Le fond ainsi obtenu, elle ajoute volontiers des sables, des collages, et enfin les sujets, encadrés de tracés géométriques. Ses couleurs de prédilection sont des teintes atténuées, gris colorés, jaunes, ocres. Pour bien voir ces couleurs, et conformément à son registre serein, elle ne peint dans son atelier situé au Nord que quand il fait beau et clair.

      Selon les occasions, Georgette Majoral a exposé en Allemagne, en Espagne, au Maroc dans un Riyad, au Forum International de l'Art à San Francisco. Membre du club Soroptimist International, elle a obtenu en 1995 " la Mention d'honneur" remise par le président du jury Jean-Michel Jarre, pour des oeuvres traitant le sujet proposé par l'Unesco : "La Tolérance au quotidien".

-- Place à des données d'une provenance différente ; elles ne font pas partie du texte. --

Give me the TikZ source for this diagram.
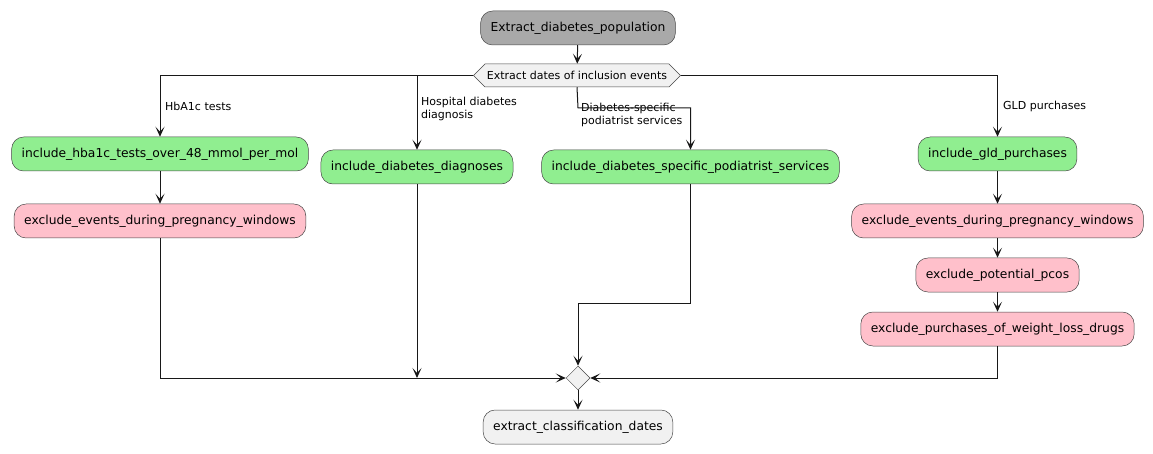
\documentclass[tikz,border=0pt]{standalone}
\usepackage{fontspec}
\setmainfont{DejaVu Sans}
\usetikzlibrary{arrows.meta,shapes.geometric,shapes.symbols}
\definecolor{grn}{HTML}{90EE90}
\definecolor{pnk}{HTML}{FFC0CB}
\definecolor{gry}{HTML}{A9A9A9}
\definecolor{lgry}{HTML}{F1F1F1}
\definecolor{ln}{HTML}{181818}
\begin{document}
\begin{tikzpicture}[x=1pt,y=-1pt,
  act/.style={draw=ln!80, line width=0.5pt, rounded corners=12pt, minimum height=34pt, inner xsep=10pt, inner ysep=0pt, font=\fontsize{12.3}{14}\selectfont},
  green act/.style={act, fill=grn},
  pink act/.style={act, fill=pnk},
  conn/.style={draw=ln, line width=1pt, -{Stealth[length=10pt,width=9pt,inset=5pt]}},
  lbl/.style={anchor=west, align=left, inner sep=0pt, font=\fontsize{11}{13}\selectfont}]
\useasboundingbox (0,0) rectangle (1153,454);
\fill[white] (0,0) rectangle (1153,454);

\node[act, fill=gry] (start) at (578,28) {Extract\_diabetes\_population};
\node[signal, signal to=west and east, draw=ln!80, line width=0.5pt, fill=lgry, minimum height=23pt, inner xsep=2pt, inner ysep=0pt, font=\fontsize{11}{13}\selectfont] (hex) at (577,75.5) {Extract dates of inclusion events};

\node[green act] (hb) at (160,154) {include\_hba1c\_tests\_over\_48\_mmol\_per\_mol};
\node[pink act] (hbx) at (160,221) {exclude\_events\_during\_pregnancy\_windows};
\node[green act] (dd) at (417,167) {include\_diabetes\_diagnoses};
\node[green act] (pod) at (690.5,167) {include\_diabetes\_specific\_podiatrist\_services};
\node[green act] (gld) at (997.5,154) {include\_gld\_purchases};
\node[pink act] (gx1) at (997.5,221) {exclude\_events\_during\_pregnancy\_windows};
\node[pink act] (gx2) at (997.5,275) {exclude\_potential\_pcos};
\node[pink act] (gx3) at (997.5,329) {exclude\_purchases\_of\_weight\_loss\_drugs};

\node[diamond, draw=ln!80, line width=0.5pt, fill=lgry, minimum width=24pt, minimum height=24pt, inner sep=0pt] (mrg) at (578,378) {};
\node[act, fill=lgry] (fin) at (578,427) {extract\_classification\_dates};

\node[lbl] (l1) at (165,106) {HbA1c tests};
\node[lbl] (l2) at (421,108.5) {Hospital diabetes\\diagnosis};
\node[lbl] (l3) at (581,114.5) {Diabetes-specific\\podiatrist services};
\node[lbl] (l4) at (1003,106) {GLD purchases};

\coordinate (b3) at (578,108);
\coordinate (j3) at (578,303);

\draw[conn] (start) -- (hex);
\draw[conn] (hex.west) -| (hb.north);
\draw[conn] (hex.west) -| (dd.north);
\draw[conn] (hex.south) -- (b3) -| (pod.north);
\draw[conn] (hex.east) -| (gld.north);

\draw[conn] (hb) -- (hbx);
\draw[conn] (gld) -- (gx1);
\draw[conn] (gx1) -- (gx2);
\draw[conn] (gx2) -- (gx3);

\draw[conn] (hbx.south) |- (mrg.west);
\draw[conn] (dd.south) -- (dd.south |- mrg.west);
\draw[conn] (pod.south) |- (j3) -- (mrg.north);
\draw[conn] (gx3.south) |- (mrg.east);
\draw[conn] (mrg) -- (fin);
\end{tikzpicture}
\end{document}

      Au fil du temps et des expérimentations, la peinture de Georgette MAJORAL, sociétaire des Artistes Méridionaux, a développé et affirmé ses thèmes, ses coloris, ses harmonies propres, faits de calme et de clarté. De nombreuses récompenses attestent de cette maîtrise et témoignent de la très grande qualité de sa peinture.